Severe storms are expected Sunday in parts of Texas, and as well as from a cold front moving toward the Northeast and Mid-Atlantic.
While numerous storms will fire along the combination of these frontal systems, there are two areas of severe weather to watch. One will be a segment of storms approaching Philadelphia, Baltimore, and Washington, D.C., Sunday afternoon. This line of storms likely will bring damaging winds and large hail. A brief tornado is also possible. The line will decrease in intensity as it approaches the Atlantic Ocean, but severe weather impacts could reach into parts of southern New Jersey and northern Delaware.
The other region of concern will be across heavily populated parts of Texas. A line of intense storms will likely reach the Dallas and Waco metropolitan areas late Sunday night and bring damaging winds, large hail and brief tornadoes. Intense rainfall rates will likely also bring flash flooding.

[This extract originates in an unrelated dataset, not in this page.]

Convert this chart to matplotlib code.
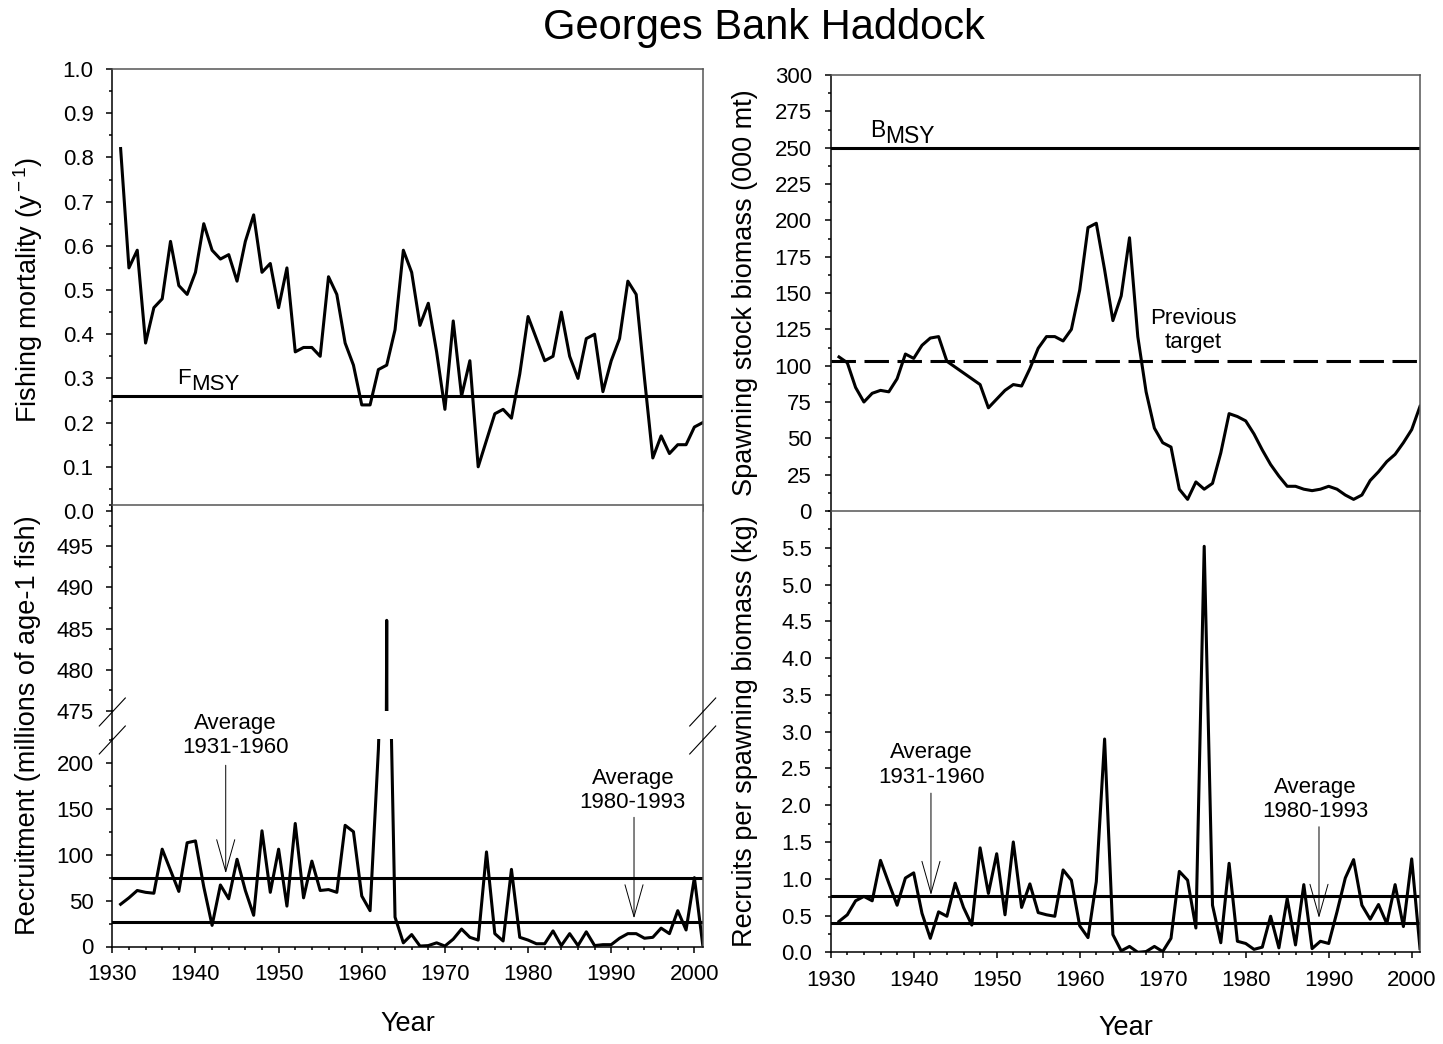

While storms are possible in the Northeast overnight Sunday into Monday, the atmosphere will also destabilize during the day Monday in parts of the Mid-Atlantic from Richmond, Virginia, to Philadelphia.
As a result, numerous severe storms will pop up across the region again Monday afternoon, with more damaging wind gusts and large hail. Brief tornadoes are also possible. The Delaware-Maryland-Virginia peninsula and southern New Jersey tend to be a hot spot for spin-ups.
Heavy rain is expected through Tuesday from Texas to Pennsylvania, with locally over 4 inches of rain expected and flash flooding in spots -- especially parts of hard-hit Oklahoma and Arkansas.